- Country: Bulgaria
- Location: Batak
- Coordinates: 41°55′21″N 24°10′10″E﻿ / ﻿41.92250°N 24.16944°E
- Status: Operational
- Commission date: 1 January 1958
- Owner: NEK EAD
- Operator: NEK EAD

Thermal power station
- Primary fuel: Hydropower

Power generation
- Nameplate capacity: 46,8 MW

= Batak Hydro Power Plant =

Hydroelectric power plant in Batak, Bulgaria

Batak Hydro Power Plant (Водноелектрическа централа "Батак") is an active underground hydro power plant located in Batak, Bulgaria, which is a part of the Batak Hydropower Cascade.

== History ==
The idea for the construction of power plants along the Vacha River utilising the catchment area in the Western Rhodopes, dates back to 1920, when engineer Ivan Mavrov proposed it in his work "Archive of Water Power in Bulgaria". This idea was taken up by engineer Todor Romanov in the 1930s.
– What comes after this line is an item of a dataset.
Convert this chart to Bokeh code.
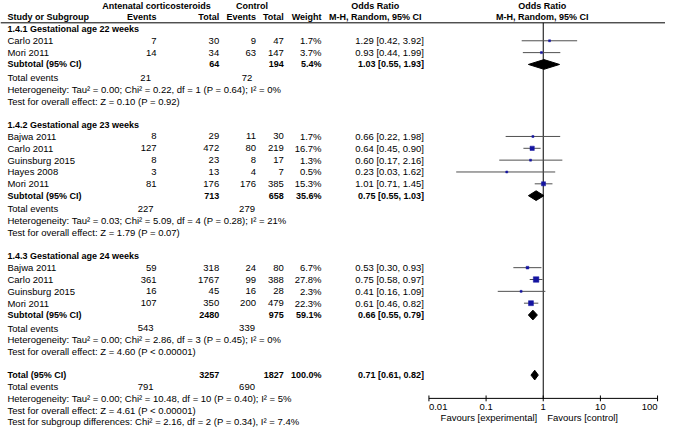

The conceptual and technical design for the entire "Batak Hydropower Cascade" was developed between 1951 and 1955 in "Hydro Energy Project". The project was developed by Dimo Velev, Kiril Grigorov, Gichev and others. It included dams, equalising devices and three power plants - Batak HPP (underground), Peshtera HPP (underground) and Aleko HPP (above ground).

Batak HPP was commissioned in 1958 and was the first underground HPP in Bulgaria.

== Technology ==
The turbines are driven by water that comes from the Golyam Beglik dam via a pressure diversion. The dam has a circular cross-section with a diameter of 2.40 metres, a capacity of 13.6 m³/s, a length of 11.7 kilometres and a waterfall of 400 metres. The water from the Beglika and Toshkov Chark dams and the Gashna, Cherna and Byala dams flows into the diversion.

Four vertical turbo groups were installed at the Batak Power Plant. The turbines are a Pelton wheel system with two nozzles. The generators are designed for 10.5 kV. The electricity generated is exported to an above-ground 10 kV system via tunnels and bare conductor rails. The above-ground building houses the 10 and 20 kV indoor units, while the 110 kV outdoor unit, which is connected to the 110 kV power line, was built next to it. With an average annual utilisation of 2800 hours, the power plant produces an average of 109.6 GWh per year.

The power plant was completely refurbished between 2000 and 2001.

The waste water from the power plant is channelled via a 3 km long unpressurised sewer with a cross-section of 2.80 m x 2.80 m to the "Nova Mahala" collection tank, which then flows into the Batak Reservoir.